In Chicago on his book tour, Tommy “the Tool” gave a talk at a synagogue at Water Tower Place. When it came to the Q and A, I began: “I enjoyed your book.” (He smiled.) “You were very fortunate to get to play golf at the Beirut Country Club.” (He smiled again.) “You got some great interviews.” (Another smile.) “How was it that most reporters had to live at the Commodore Hotel and you were privileged to have your own apartment and seemingly could tool around Beirut with impunity?” His demeanor turning more serious, Tommy “the Aristocrat” explained that the New York Times was a very important newspaper.
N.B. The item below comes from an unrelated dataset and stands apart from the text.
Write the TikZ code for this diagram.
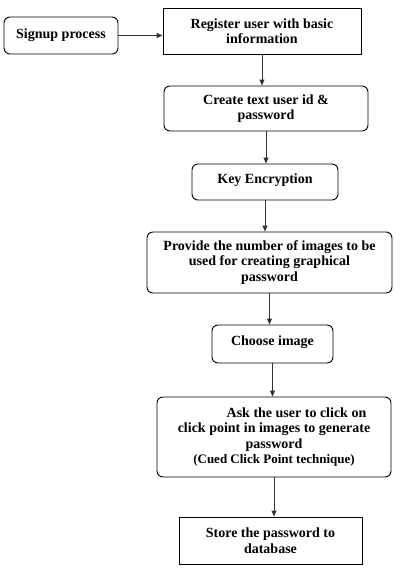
\documentclass[tikz,border=0pt]{standalone}
\usepackage{fontspec}
\setmainfont{Liberation Serif}
\usetikzlibrary{arrows.meta}
\tikzset{
  box/.style={draw=black, line width=0.9pt, inner sep=0pt, align=center,
    font=\fontsize{14}{15.5}\selectfont\bfseries},
  rbox/.style={box, rounded corners=6pt},
  conn/.style={draw=black!80, line width=0.9pt, -{Triangle[length=6pt,width=5pt]}}
}
\begin{document}
\begin{tikzpicture}[x=1pt,y=-1pt]
\useasboundingbox (0,0) rectangle (415,579);
\node[rbox, minimum width=114pt, minimum height=37pt] (signup) at (61,35.5) {Signup process};
\node[box, minimum width=198pt, minimum height=46pt] (reg) at (262,31) {Register user with basic\\information};
\node[rbox, minimum width=204pt, minimum height=45pt] (create) at (266,108.5) {Create text user id \&\\password};
\node[rbox, minimum width=146pt, minimum height=36pt, text depth=6pt] (key) at (265,182) {Key Encryption};
\node[rbox, minimum width=245pt, minimum height=61pt] (provide) at (269.5,262.5) {Provide the number of images to be\\used for creating graphical\\password};
\node[rbox, minimum width=121pt, minimum height=38pt, text depth=7pt] (choose) at (272.5,344) {Choose image};
\node[rbox, minimum width=234pt, minimum height=80pt] (ask) at (274,437) {\hspace*{45pt}Ask the user to click on\\click point in images to generate\\password\\{\fontsize{13}{15}\selectfont(Cued Click Point technique)}};
\node[box, minimum width=183pt, minimum height=47pt] (store) at (270.5,540.5) {Store the password to\\database};
\draw[conn] (signup.east) -- (signup.east -| reg.west);
\draw[conn] (reg.south) -- (reg.south |- create.north);
\draw[conn] (create.south) -- (create.south |- key.north);
\draw[conn] (key.south) -- (key.south |- provide.north);
\draw[conn] (provide.south) -- (provide.south |- choose.north);
\draw[conn] (choose.south) -- (choose.south |- ask.north);
\draw[conn] (ask.south) -- (ask.south |- store.north);
\end{tikzpicture}
\end{document}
And then I asked him to tell the audience what happened to reporters in Beirut if they didn’t cooperate with the PLO and its surrogates – what happened to Salim Lawzi and Sean Toolan and Larry Buchman … And by the time I got to Riad Taha and Robert Pfeffer, Tommy had gathered his things and disappeared from the stage, not to be further heard from that evening.
Anyone – Jew or non-Jew – who describes Israel as “Yad Vashem with an air force” (p. 281) – who mocks a Holocaust survivor at a wedding because she covered the numbers on her arm with a bandage to avoid reminding guests of her tragic history (p. 276) … Anyone, Jew or non-Jew, who, much to the delight of his smirking glitterati at the Times, would berate a leader of Israel like Menachem Begin whose only “crime” was to protect the lives of Jews, many of whom had believed in the goodness of humanity only to have their trust betrayed in the crematoria, lime pits and gas chambers of a silent, indifferent world … Anyone fitting that description should take a leave of his arrogance and the comforts of his 11,000 square-foot palatial home, having won the marital lottery, and seriously reflect on “those who are with us and those who are not with us.” After the prizes and the accolades, words still matter.